From Doni, all you can see of Khanna, across the valley, is a pagoda shaped temple. It truly looked to me like Shangri La, and it felt that way too, as I struggled to climb the steep slope at an altitude much higher than what I’m used to. Luckily, Anand and his team are well prepared for people like me, and helped me cover my skin with leaves (I forgot sunscreen!), and mixed me an electrolyte drink when the altitude and climb made me feel a bit nauseous.
It was worth it. Khanna is a charming village and we were, once again, greeted with incredible warmth in a family home. We sat on the outdoor platform of the home and ate a simple but delicious vegetarian lunch with rice. Then, they invited us to rest inside their bedroom before our hike back.

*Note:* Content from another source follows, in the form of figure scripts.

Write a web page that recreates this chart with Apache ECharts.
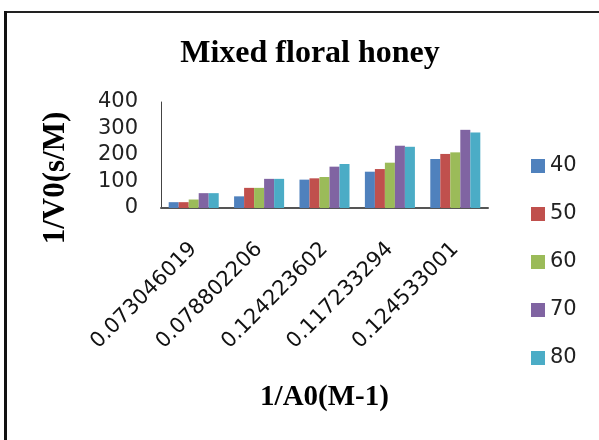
<!DOCTYPE html>
<html>
<head>
<meta charset="utf-8">
<script src="https://cdn.jsdelivr.net/npm/echarts@6/dist/echarts.min.js"></script>
<style>
html,body{margin:0;padding:0;background:#fff;}
#wrap{position:relative;width:599px;height:440px;overflow:hidden;}
#chart{position:absolute;left:0;top:0;width:599px;height:440px;}
#bt{position:absolute;left:4px;top:11px;width:595px;height:2px;background:#222;}
#bl{position:absolute;left:4px;top:11px;width:3px;height:429px;background:#111;}
</style>
</head>
<body>
<div id="wrap">
<div id="chart"></div>
<div id="bt"></div>
<div id="bl"></div>
</div>
<script>
var categories = ['0.073046019', '0.078802206', '0.124223602', '0.117233294', '0.124533001'];
var seriesNames = ['40', '50', '60', '70', '80'];
var s40 = [22, 44, 107, 137, 185];
var s50 = [22, 76, 112, 147, 204];
var s60 = [32, 76, 117, 171, 210];
var s70 = [56, 110, 156, 235, 295];
var s80 = [56, 110, 166, 231, 285];
var colors = ['#4F81BD', '#C0504D', '#9BBB59', '#8064A2', '#4BACC6'];
var yTicks = [0, 100, 200, 300, 400];

var dataSets = [s40, s50, s60, s70, s80];
var chart = echarts.init(document.getElementById('chart'), null, {renderer: 'canvas'});
var sans = 'DejaVu Sans';
var serif = 'Liberation Serif';

chart.setOption({
  animation: false,
  backgroundColor: '#fff',
  title: {
    text: 'Mixed floral honey',
    left: 305, textAlign: 'center', top: 33,
    textStyle: {fontFamily: serif, fontWeight: 'bold', fontSize: 32, color: '#000'}
  },
  legend: {
    orient: 'vertical',
    left: 531, top: 155,
    padding: 0,
    itemWidth: 14, itemHeight: 14,
    itemGap: 26,
    icon: 'rect',
    textStyle: {fontFamily: sans, fontSize: 21, color: '#222', lineHeight: 22},
    data: seriesNames
  },
  grid: {left: 161, right: 111, top: 102, bottom: 232, containLabel: false},
  xAxis: {
    type: 'category',
    data: categories,
    name: '1/A0(M-1)',
    nameLocation: 'middle',
    nameGap: 175,
    nameTextStyle: {fontFamily: serif, fontWeight: 'bold', fontSize: 29, color: '#000'},
    axisLine: {lineStyle: {color: '#555', width: 2}},
    axisTick: {show: false},
    axisLabel: {rotate: 45, margin: 38, fontFamily: sans, fontSize: 21, color: '#111', interval: 0}
  },
  yAxis: {
    type: 'value',
    min: yTicks[0], max: yTicks[yTicks.length - 1], interval: 100,
    name: '1/V0(s/M)',
    nameLocation: 'middle',
    nameGap: 90,
    nameRotate: 90,
    nameTextStyle: {fontFamily: serif, fontWeight: 'bold', fontSize: 31, color: '#000', padding: [0, 46, 0, 0]},
    axisLine: {show: true, lineStyle: {color: '#444', width: 1}},
    axisTick: {show: false},
    splitLine: {show: false},
    axisLabel: {margin: 23, fontFamily: sans, fontSize: 21, color: '#222'}
  },
  series: seriesNames.map(function (n, i) {
    return {
      name: n, type: 'bar', data: dataSets[i],
      barGap: '0%', barCategoryGap: '23.5%',
      itemStyle: {color: colors[i]}
    };
  })
});
</script>
</body>
</html>
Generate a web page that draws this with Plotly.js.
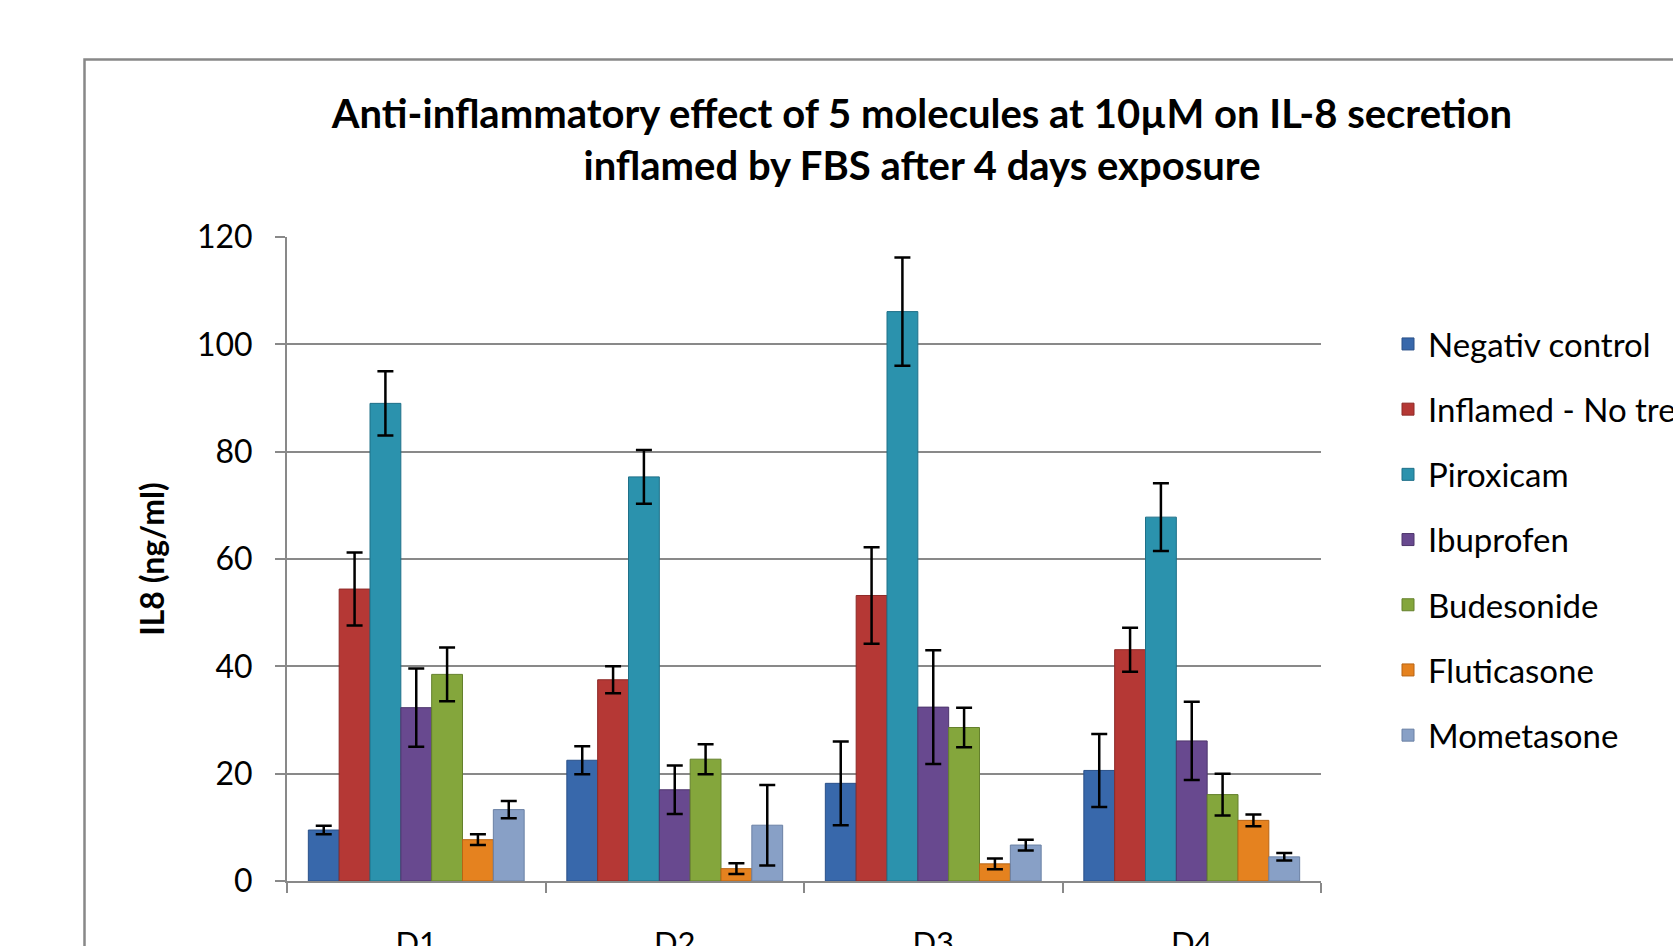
<!DOCTYPE html>
<html>
<head>
<meta charset="utf-8">
<script src="https://cdn.plot.ly/plotly-3.0.1.min.js"></script>
<style>
html,body{margin:0;padding:0;background:#fff;}
#chart{width:1673px;height:946px;}
</style>
</head>
<body>
<div id="chart"></div>
<script>
const categories = ["D1", "D2", "D3", "D4"];
const seriesNames = ["Negativ control", "Inflamed - No treatment", "Piroxicam", "Ibuprofen", "Budesonide", "Fluticasone", "Mometasone"];
const negativControl = [9.5, 22.5, 18.2, 20.6];
const negativControlErr = [0.8, 2.6, 7.8, 6.8];
const inflamed = [54.4, 37.5, 53.2, 43.1];
const inflamedErr = [6.8, 2.5, 9.0, 4.1];
const piroxicam = [89.0, 75.3, 106.1, 67.8];
const piroxicamErr = [6.0, 5.0, 10.1, 6.3];
const ibuprofen = [32.3, 17.0, 32.4, 26.1];
const ibuprofenErr = [7.3, 4.5, 10.6, 7.3];
const budesonide = [38.5, 22.7, 28.6, 16.1];
const budesonideErr = [5.0, 2.8, 3.7, 3.9];
const fluticasone = [7.7, 2.3, 3.2, 11.3];
const fluticasoneErr = [1.0, 1.0, 1.0, 1.1];
const mometasone = [13.3, 10.4, 6.7, 4.5];
const mometasoneErr = [1.6, 7.5, 1.0, 0.7];
const yTickValues = [0, 20, 40, 60, 80, 100, 120];

const seriesValues = [negativControl, inflamed, piroxicam, ibuprofen, budesonide, fluticasone, mometasone];
const seriesErrors = [negativControlErr, inflamedErr, piroxicamErr, ibuprofenErr, budesonideErr, fluticasoneErr, mometasoneErr];
const colors = ["#3868ab", "#b53835", "#2b92ad", "#68498f", "#84a63c", "#e5821f", "#88a0c6"];
const edgeColors = ["#2a5088", "#8e2a28", "#1f7088", "#4e366c", "#64802c", "#b86414", "#6a80a4"];

const W = 1673, H = 946;
const FONT = "Lato, 'Open Sans', sans-serif";

const traces = seriesNames.map((name, i) => ({
  type: "bar",
  name: name,
  x: categories,
  y: seriesValues[i],
  legendgroup: "g" + i,
  marker: { color: colors[i], line: { color: edgeColors[i], width: 1 } },
  error_y: { type: "data", array: seriesErrors[i], visible: true, color: "#000", thickness: 2.5, width: 8 },
  hoverinfo: "name+y"
}));

const layout = {
  width: W, height: H,
  margin: { l: 0, r: 0, t: 0, b: 0, autoexpand: false },
  paper_bgcolor: "#fff",
  plot_bgcolor: "#fff",
  font: { family: FONT, color: "#000" },
  barmode: "group",
  bargap: 0.165,
  bargroupgap: 0,
  title: {
    text: "Anti-inflammatory effect of 5 molecules at 10µM on IL-8 secretion<br>inflamed by FBS after 4 days exposure",
    font: { family: FONT, size: 40, color: "#000", weight: "bold" },
    x: 922 / W, xanchor: "center", xref: "paper",
    y: 1 - 128 / H, yanchor: "top", yref: "container"
  },
  xaxis: {
    domain: [287 / W, 1321 / W],
    type: "category",
    showline: true, linecolor: "#898989", linewidth: 2,
    ticks: "outside", tickson: "boundaries", ticklen: 10, tickwidth: 2, tickcolor: "#898989",
    tickfont: { family: FONT, size: 31, color: "#000" },
    ticklabelstandoff: 34,
    showgrid: false, zeroline: false, fixedrange: true
  },
  yaxis: {
    domain: [1 - 881 / H, 1 - 237 / H],
    range: [0, 120],
    tickvals: yTickValues,
    showline: true, linecolor: "#898989", linewidth: 2,
    ticks: "outside", ticklen: 10, tickwidth: 2, tickcolor: "#898989",
    tickfont: { family: FONT, size: 32, color: "#000" },
    ticklabelstandoff: 16,
    showgrid: true, gridcolor: "#898989", gridwidth: 2,
    zeroline: false, fixedrange: true,
    title: { text: "IL8 (ng/ml)", font: { family: FONT, size: 32, color: "#000", weight: "bold" }, standoff: 23 }
  },
  legend: {
    x: 1388 / W, xanchor: "left", xref: "paper",
    y: 1 - 316 / H, yanchor: "top", yref: "paper",
    font: { family: FONT, size: 33, color: "#000" },
    bgcolor: "rgba(0,0,0,0)", borderwidth: 0,
    tracegroupgap: 19.3,
    traceorder: "grouped"
  },
  shapes: [{
    type: "rect", xref: "paper", yref: "paper",
    x0: 84.5 / W, x1: 1.2, y0: -0.2, y1: 1 - 59.5 / H,
    line: { color: "#888888", width: 2.5 }, fillcolor: "rgba(0,0,0,0)", layer: "below"
  }],
  showlegend: true
};

Plotly.newPlot("chart", traces, layout, { displayModeBar: false, staticPlot: true });
</script>
</body>
</html>
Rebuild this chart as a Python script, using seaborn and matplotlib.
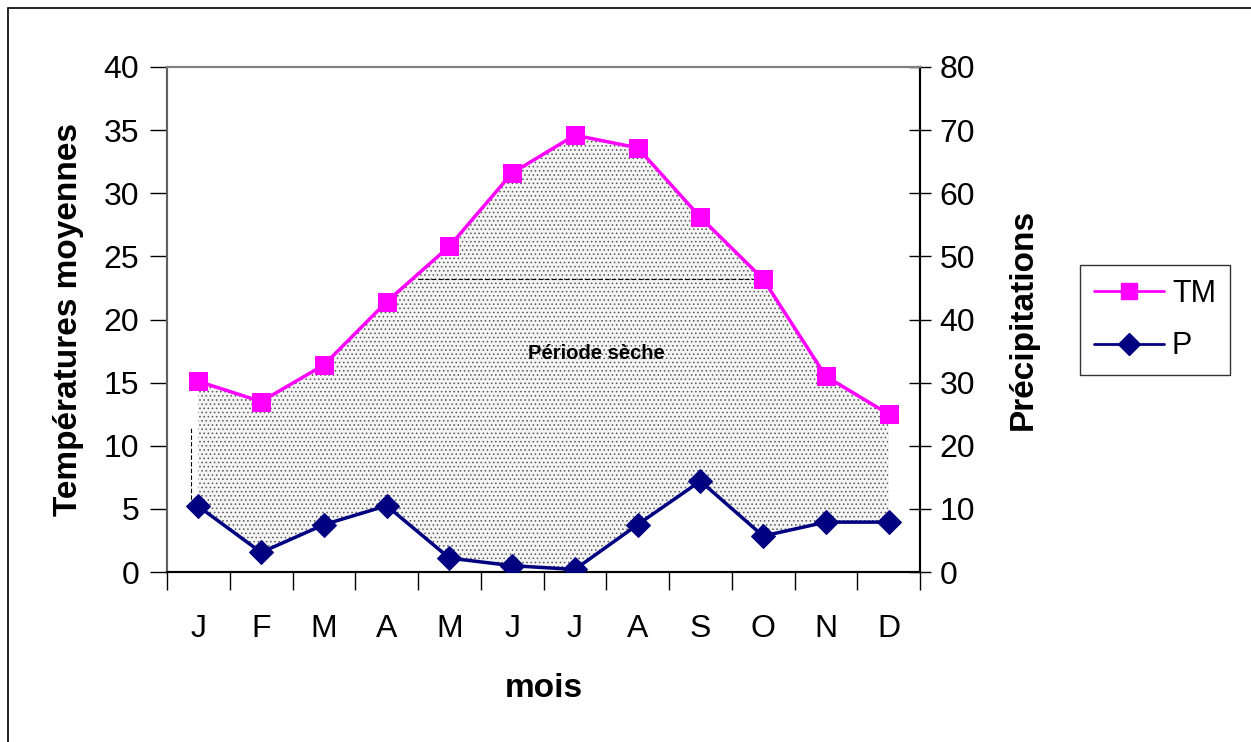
import numpy as np
import pandas as pd
import matplotlib
matplotlib.use("Agg")
import matplotlib.pyplot as plt
from matplotlib.patches import Rectangle
from matplotlib.lines import Line2D
import seaborn as sns

months = ["J", "F", "M", "A", "M", "J", "J", "A", "S", "O", "N", "D"]
tm = [15.1, 13.5, 16.4, 21.4, 25.8, 31.6, 34.6, 33.6, 28.1, 23.2, 15.5, 12.5]
precip = [10.4, 3.1, 7.5, 10.5, 2.2, 1.0, 0.4, 7.5, 14.4, 5.7, 7.9, 7.9]
dry_level = 23.2
dry_start, dry_end = 3.5, 9.0
wet_edge_top = 11.6

sns.set_theme(style="white")
plt.rcParams['font.family'] = ['Liberation Sans', 'DejaVu Sans']
for k in ("text.color", "axes.labelcolor", "xtick.color", "ytick.color"):
    plt.rcParams[k] = "black"
plt.rcParams['hatch.linewidth'] = 0.6

df = pd.DataFrame({"pos": np.arange(len(months)), "mois": months, "TM": tm, "P": precip})

fig = plt.figure(figsize=(12.51, 7.42), dpi=100)
ax = fig.add_axes([167 / 1251, 1 - 572 / 742, (920 - 167) / 1251, (572 - 67) / 742])
ax2 = ax.twinx()

# période sèche : zone entre TM et P (P sur une échelle double)
ax.fill_between(df["pos"], df["TM"], df["P"] / 2, facecolor="#f4f4f4",
                edgecolor="#555555", hatch="....", linewidth=0, zorder=1)

ax.plot([dry_start, dry_end], [dry_level, dry_level], ls=(0, (4, 2)), color="black", lw=0.8, zorder=2)
ax.plot([-0.12, -0.12], [df["P"][0] / 2, wet_edge_top], ls=(0, (4, 2)), color="black", lw=0.8, zorder=2)

sns.lineplot(data=df, x="pos", y="TM", ax=ax, color="#FF00FF", lw=2.5, marker="s",
             markersize=13, markeredgecolor="#FF00FF", zorder=4)
sns.lineplot(data=df, x="pos", y="P", ax=ax2, color="#000080", lw=2.5, marker="D",
             markersize=12, markeredgecolor="#000080", zorder=4)

ax.set_xlim(-0.5, len(months) - 0.5)
ax.set_ylim(0, 40)
ax2.set_ylim(0, 80)
ax.set_yticks(np.arange(0, 41, 5))
ax2.set_yticks(np.arange(0, 81, 10))
ax.set_xticks(df["pos"])
ax.set_xticklabels(months)
ax.set_xticks(np.arange(-0.5, len(months), 1), minor=True)
ax.tick_params(axis="x", which="major", length=0, pad=30, labelsize=23)
ax.tick_params(axis="x", which="minor", length=13, width=1, color="black", direction="out", bottom=True)
ax.tick_params(axis="y", length=12, width=1, color="black", direction="out", labelsize=23, pad=8, left=True)
ax2.tick_params(axis="y", length=16, width=1, color="black", direction="inout", labelsize=23, pad=6, right=True)

ax.set_xlabel("mois", fontsize=24, fontweight="bold")
ax.set_ylabel("Températures moyennes", fontsize=24, fontweight="bold")
ax2.set_ylabel("Précipitations", fontsize=24, fontweight="bold")
ax.xaxis.set_label_coords(0.5, -0.2)
ax.yaxis.set_label_coords(-0.11, 0.5)
ax2.yaxis.set_label_coords(1.117, 0.5)

for a in (ax, ax2):
    a.spines["top"].set_color("#808080")
    a.spines["left"].set_color("#606060")
    a.spines["bottom"].set_color("black")
    a.spines["right"].set_color("black")
    for s in a.spines.values():
        s.set_linewidth(1.5)
ax2.patch.set_alpha(0)

ax.text(6.35, 17.3, "Période sèche", fontsize=14.5, fontweight="bold",
        ha="center", va="center", zorder=5)

handles = [Line2D([], [], color="#FF00FF", lw=2, marker="s", markersize=11),
           Line2D([], [], color="#000080", lw=2, marker="D", markersize=11)]
leg = fig.legend(handles, ["TM", "P"], loc="center", bbox_to_anchor=(1155 / 1251, 1 - 320 / 742),
                 fontsize=22, frameon=True, fancybox=False, edgecolor="black",
                 handlelength=2.3, handletextpad=0.25, labelspacing=0.75, borderpad=0.45)
leg.get_frame().set_linewidth(1)

fig.patches.append(Rectangle((8 / 1251, -0.1), 1.2, 1.1 - 8 / 742, transform=fig.transFigure,
                             fill=False, edgecolor="black", lw=1.2))

fig.savefig("out.png", dpi=100)
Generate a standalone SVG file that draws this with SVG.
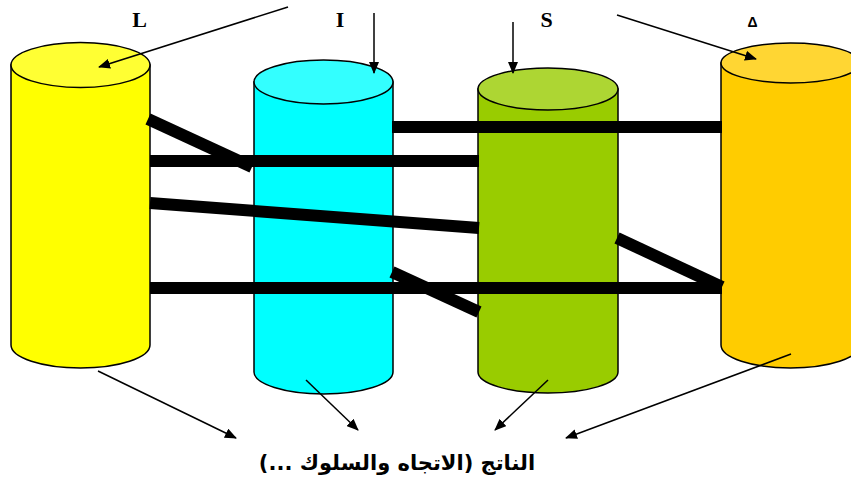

Camping in the Himalayas is a true adventure
Anand made a quick decision to set up camp on a wide expanse of lawn next to the Rupin river, and sent his team ahead to move everything, and get the tents set up. We walked back down to the river and alongside it to the campsite, where a hot tea and snacks awaited us. Anand showed incredible foresight to bring along all the camping gear, though we had not planned to camp, and oh my — I am so glad he did.
I loved camping by the side of the rushing Himalayan river, with the mountains all around us, and the site of the Khanna pagoda temple perched on the hill across the valley, like a utopian siren call to dreams of adventure. I didn’t think anything could beat the morning in the Himalayan home, but waking up at the campsite, with mist floating above the river, was a near-mystical experience.
This was not glamping, but I have to say, the Tons Trail team thought of everything — from a thick sleeping mat, to a dining tent, and even a toilet tent! I was completely comfortable, and enjoyed the food cooked over an open fire.
It was very, very hard to walk away from that campsite and back to the truck for the long drive back to “civilization.” The Tons Trail team thought of everything, even the return trip and the decompression. Our last night was spent at a charming guest house and homestay in Dehradun, and we all went for dinner before our goodbyes.
The Tons Heritage Trail Himalayan adventure took me to a completely different world, where I experienced nature at her pristine best, human warmth and generosity of spirit, and some profound mystical moments. Yes, it was challenging at times, and I was out of my comfort zone — but oh my, the rewards for this kind of adventure travel are beyond priceless.